## WRITTEN TASK:
List all the lines in these records that hold "chart".

----------

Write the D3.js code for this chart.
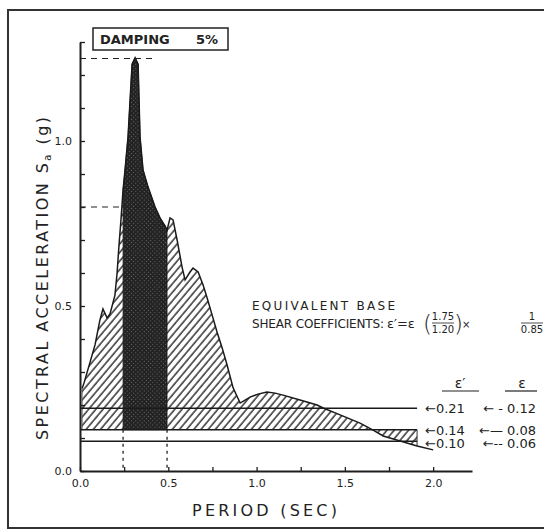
<!DOCTYPE html>
<html>
<head>
<meta charset="utf-8">
<script src="https://cdn.jsdelivr.net/npm/d3@7/dist/d3.min.js"></script>
<style>
  body { margin: 0; background: #fff; }
  text { font-family: "DejaVu Sans", sans-serif; fill: #222; }
</style>
</head>
<body>
<div id="chart"></div>
<script>
// spectrum: period (sec) and spectral acceleration (g)
var periods = [0.012, 0.023, 0.057, 0.085, 0.113, 0.130, 0.153, 0.170, 0.198, 0.210,
  0.221, 0.232, 0.244, 0.255, 0.272, 0.295, 0.312, 0.329, 0.340, 0.357,
  0.385, 0.425, 0.453, 0.482, 0.493, 0.510, 0.527, 0.550, 0.578, 0.595,
  0.623, 0.640, 0.669, 0.697, 0.720, 0.748, 0.776, 0.805, 0.833, 0.867,
  0.907, 0.935, 0.963, 1.008, 1.059, 1.105, 1.150, 1.246, 1.343, 1.377,
  1.473, 1.586, 1.660, 1.717, 1.813, 1.909, 2.000];
var accel = [0.25, 0.267, 0.330, 0.382, 0.458, 0.491, 0.464, 0.476, 0.533, 0.600,
  0.685, 0.761, 0.852, 0.912, 1.012, 1.233, 1.252, 1.233, 1.012, 0.912,
  0.861, 0.800, 0.767, 0.742, 0.730, 0.767, 0.761, 0.700, 0.618, 0.579,
  0.603, 0.615, 0.603, 0.564, 0.524, 0.473, 0.421, 0.373, 0.321, 0.252,
  0.206, 0.215, 0.224, 0.233, 0.239, 0.236, 0.230, 0.215, 0.200, 0.191,
  0.170, 0.145, 0.124, 0.106, 0.091, 0.076, 0.064];

// band of periods shaded dark, and the hatched reference level
var bandPeriods = [0.244, 0.493];
var hatchLevel = 0.125;
var hatchEnd = 1.909;

// base shear coefficient lines (position on the chart) and their labels
var coefLevels = [0.19, 0.125, 0.09];
var epsPrimeLabels = ["0.21", "0.14", "0.10"];
var epsLabels = ["0.12", "0.08", "0.06"];
var epsArrows = ["\u2190 - ", "\u2190\u2014 ", "\u2190-- "];

// dashed reference levels
var dashLevels = [1.25, 0.8];
var dashEnds = [0.41, 0.385];

// ticks
var xTicks = [0, 0.25, 0.5, 0.75, 1.0, 1.25, 1.5, 1.75, 2.0];
var xTickLabels = ["0.0", "0.5", "1.0", "1.5", "2.0"];
var xLabelVals = [0, 0.5, 1.0, 1.5, 2.0];
var yTicks = [0, 0.1, 0.2, 0.3, 0.4, 0.5, 0.6, 0.7, 0.8, 0.9, 1.0, 1.1, 1.2, 1.3];
var yTickLabels = ["0.0", "0.5", "1.0"];
var yLabelVals = [0, 0.5, 1.0];

var svgWidth = 544;
var svgHeight = 531;

var svg = d3.select("#chart")
  .append("svg")
  .attr("width", svgWidth)
  .attr("height", svgHeight);

var xScale = d3.scaleLinear().domain([0, 2.22]).range([80, 472]);
var yScale = d3.scaleLinear().domain([0, 1.3]).range([471, 42]);

var data = periods.map(function(p, i) { return { t: p, s: accel[i] }; });

// patterns
var defs = svg.append("defs");
var hatch = defs.append("pattern")
  .attr("id", "hatch")
  .attr("patternUnits", "userSpaceOnUse")
  .attr("width", 5.5).attr("height", 6)
  .attr("patternTransform", "rotate(40)");
hatch.append("line")
  .attr("x1", 1).attr("y1", 0).attr("x2", 1).attr("y2", 6)
  .attr("stroke", "#151515").attr("stroke-width", 1.3);

var dark = defs.append("pattern")
  .attr("id", "dark")
  .attr("patternUnits", "userSpaceOnUse")
  .attr("width", 3).attr("height", 3)
  .attr("patternTransform", "rotate(45)");
dark.append("rect").attr("width", 3).attr("height", 3).attr("fill", "#232323");
dark.append("rect").attr("width", 1).attr("height", 1).attr("fill", "#666");

// outer frame
svg.append("rect")
  .attr("x", 8).attr("y", 10)
  .attr("width", 560).attr("height", 518)
  .attr("fill", "none")
  .attr("stroke", "#333")
  .attr("stroke-width", 2);

// hatched area between the spectrum and the reference level
var area = d3.area()
  .x(d => xScale(d.t))
  .y0(yScale(hatchLevel))
  .y1(d => yScale(d.s));

svg.append("path")
  .datum(data.filter(d => d.t <= hatchEnd))
  .attr("d", area)
  .attr("fill", "url(#hatch)")
  .attr("stroke", "none");

// dark band
svg.append("path")
  .datum(data.filter(d => d.t >= bandPeriods[0] && d.t <= bandPeriods[1]))
  .attr("d", area)
  .attr("fill", "url(#dark)")
  .attr("stroke", "#1a1a1a")
  .attr("stroke-width", 0.8);

// spectrum outline
svg.append("path")
  .datum(data)
  .attr("d", d3.line().x(d => xScale(d.t)).y(d => yScale(d.s)))
  .attr("fill", "none")
  .attr("stroke", "#1a1a1a")
  .attr("stroke-width", 1.5);

// left edge of hatched area
svg.append("line")
  .attr("x1", xScale(periods[0])).attr("x2", xScale(periods[0]))
  .attr("y1", yScale(accel[0])).attr("y2", yScale(hatchLevel))
  .attr("stroke", "#444").attr("stroke-width", 0.8);

// right edge of hatched tail
svg.append("line")
  .attr("x1", xScale(hatchEnd)).attr("x2", xScale(hatchEnd))
  .attr("y1", yScale(hatchLevel)).attr("y2", yScale(accel[periods.indexOf(hatchEnd)]))
  .attr("stroke", "#333").attr("stroke-width", 1);

// coefficient lines
svg.selectAll(".coef")
  .data(coefLevels)
  .enter()
  .append("line")
  .attr("class", "coef")
  .attr("x1", xScale(0)).attr("x2", xScale(hatchEnd))
  .attr("y1", d => yScale(d)).attr("y2", d => yScale(d))
  .attr("stroke", "#1a1a1a")
  .attr("stroke-width", 1.4);

// dashed horizontal levels
svg.selectAll(".dashh")
  .data(dashLevels)
  .enter()
  .append("line")
  .attr("class", "dashh")
  .attr("x1", xScale(0)).attr("x2", (d, i) => xScale(dashEnds[i]))
  .attr("y1", d => yScale(d)).attr("y2", d => yScale(d))
  .attr("stroke", "#222")
  .attr("stroke-width", 1.1)
  .attr("stroke-dasharray", "6,5");

// dashed verticals at band edges
svg.selectAll(".dashv")
  .data(bandPeriods)
  .enter()
  .append("line")
  .attr("class", "dashv")
  .attr("x1", d => xScale(d)).attr("x2", d => xScale(d))
  .attr("y1", yScale(hatchLevel)).attr("y2", yScale(0))
  .attr("stroke", "#222")
  .attr("stroke-width", 1.3)
  .attr("stroke-dasharray", "3,4");

// axes
var xAxis = d3.axisBottom(xScale)
  .tickValues(xTicks)
  .tickSizeInner(-4)
  .tickSizeOuter(0)
  .tickPadding(8)
  .tickFormat(function(d) {
    var i = xLabelVals.indexOf(d);
    return i >= 0 ? xTickLabels[i] : "";
  });

var yAxis = d3.axisLeft(yScale)
  .tickValues(yTicks)
  .tickSizeInner(-5)
  .tickSizeOuter(0)
  .tickPadding(8)
  .tickFormat(function(d) {
    var i = yLabelVals.indexOf(d);
    return i >= 0 ? yTickLabels[i] : "";
  });

var gx = svg.append("g")
  .attr("transform", `translate(0, ${yScale(0)})`)
  .call(xAxis);
var gy = svg.append("g")
  .attr("transform", `translate(${xScale(0)}, 0)`)
  .call(yAxis);

[gx, gy].forEach(function(g) {
  g.select(".domain").attr("stroke", "#1e1e1e").attr("stroke-width", 2);
  g.selectAll(".tick line").attr("stroke", "#1e1e1e").attr("stroke-width", 1.3);
  g.selectAll(".tick text")
    .attr("font-family", "DejaVu Sans Condensed, DejaVu Sans, sans-serif")
    .attr("font-size", 11)
    .attr("fill", "#222");
});

// axis titles
var yTitle = svg.append("text")
  .attr("transform", "translate(48, 440) rotate(-90)")
  .attr("font-size", 16)
  .attr("textLength", 323)
  .attr("lengthAdjust", "spacing");
yTitle.append("tspan").text("SPECTRAL  ACCELERATION  S");
yTitle.append("tspan").attr("font-size", 10).attr("dy", 3).text("a");
yTitle.append("tspan").attr("dy", -3).text("  (g)");

svg.append("text")
  .attr("x", 192)
  .attr("y", 516)
  .attr("font-size", 16)
  .attr("textLength", 145)
  .attr("lengthAdjust", "spacing")
  .text("PERIOD (SEC)");

// damping box
svg.append("rect")
  .attr("x", 93).attr("y", 28)
  .attr("width", 135).attr("height", 22)
  .attr("fill", "#fff")
  .attr("stroke", "#222")
  .attr("stroke-width", 1.5);
svg.append("text")
  .attr("x", 100).attr("y", 44)
  .attr("font-size", 13)
  .attr("font-weight", "bold")
  .text("DAMPING");
svg.append("text")
  .attr("x", 218).attr("y", 44)
  .attr("font-size", 13)
  .attr("font-weight", "bold")
  .attr("text-anchor", "end")
  .text("5%");

// equivalent base shear note
svg.append("text")
  .attr("x", 252).attr("y", 310)
  .attr("font-size", 12)
  .attr("textLength", 143)
  .attr("lengthAdjust", "spacing")
  .text("EQUIVALENT  BASE");
svg.append("text")
  .attr("x", 252).attr("y", 328)
  .attr("font-size", 12)
  .attr("textLength", 132)
  .attr("lengthAdjust", "spacing")
  .text("SHEAR COEFFICIENTS:");
svg.append("text")
  .attr("x", 387).attr("y", 328)
  .attr("font-size", 13)
  .text("\u03b5\u2032=\u03b5");
svg.append("text")
  .attr("x", 423).attr("y", 332)
  .attr("font-size", 23)
  .attr("font-weight", "200")
  .text("(");
svg.append("text")
  .attr("x", 454).attr("y", 332)
  .attr("font-size", 23)
  .attr("font-weight", "200")
  .text(")");

function fraction(cx, num, den) {
  svg.append("text").attr("x", cx).attr("y", 320).attr("font-size", 10)
    .attr("text-anchor", "middle").text(num);
  svg.append("line").attr("x1", cx - 11).attr("x2", cx + 11)
    .attr("y1", 323).attr("y2", 323).attr("stroke", "#222").attr("stroke-width", 0.8);
  svg.append("text").attr("x", cx).attr("y", 333).attr("font-size", 10)
    .attr("text-anchor", "middle").text(den);
}
fraction(443, "1.75", "1.20");
svg.append("text").attr("x", 462).attr("y", 328).attr("font-size", 10).text("\u00d7");
fraction(532, "1", "0.85");

// epsilon column headers
svg.append("text").attr("x", 460).attr("y", 388).attr("font-size", 14)
  .attr("text-anchor", "middle").text("\u03b5\u2032");
svg.append("line").attr("x1", 442).attr("x2", 479).attr("y1", 391).attr("y2", 391)
  .attr("stroke", "#222").attr("stroke-width", 1.2);
svg.append("text").attr("x", 522).attr("y", 388).attr("font-size", 14)
  .attr("text-anchor", "middle").text("\u03b5");
svg.append("line").attr("x1", 505).attr("x2", 537).attr("y1", 391).attr("y2", 391)
  .attr("stroke", "#222").attr("stroke-width", 1.2);

// coefficient labels
svg.selectAll(".eprime")
  .data(coefLevels)
  .enter()
  .append("text")
  .attr("class", "eprime")
  .attr("x", 425)
  .attr("y", (d, i) => yScale(d) + [5, 5, 7][i])
  .attr("font-size", 13)
  .text((d, i) => "\u2190" + epsPrimeLabels[i]);

svg.selectAll(".eps")
  .data(coefLevels)
  .enter()
  .append("text")
  .attr("class", "eps")
  .attr("x", 536)
  .attr("y", (d, i) => yScale(d) + [5, 5, 7][i])
  .attr("font-size", 13)
  .attr("text-anchor", "end")
  .text((d, i) => epsArrows[i] + epsLabels[i]);
</script>
</body>
</html>
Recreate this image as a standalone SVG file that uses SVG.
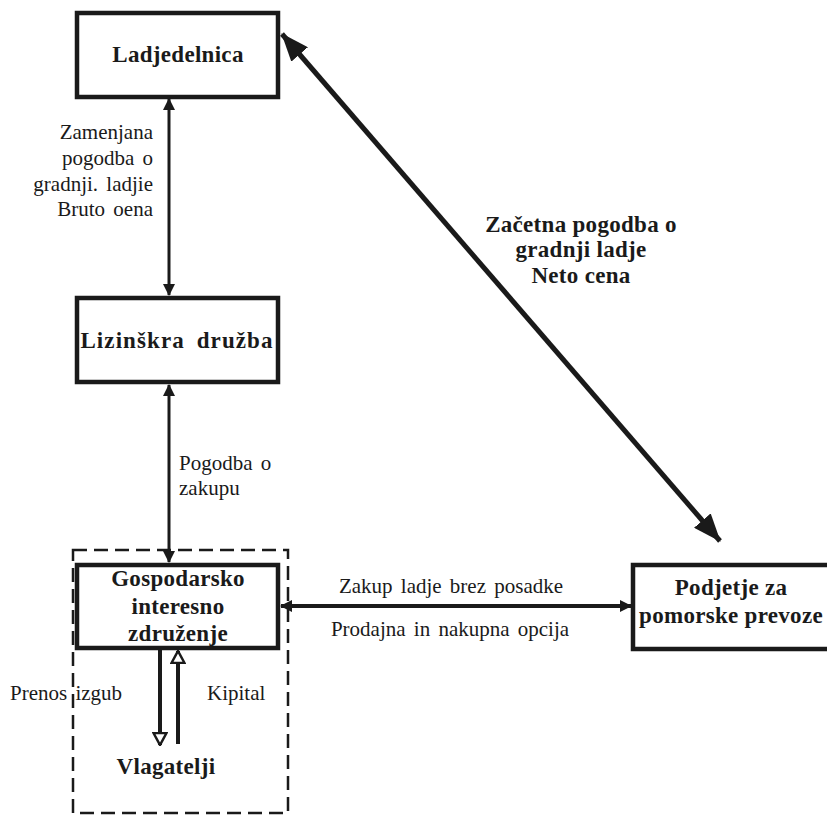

----------

## FINISHED ANSWER:
Write the D3.js code for this chart.
<div id="chart"></div>
// base shear coefficient lines (position on the chart) and their labels
var svg = d3.select("#chart")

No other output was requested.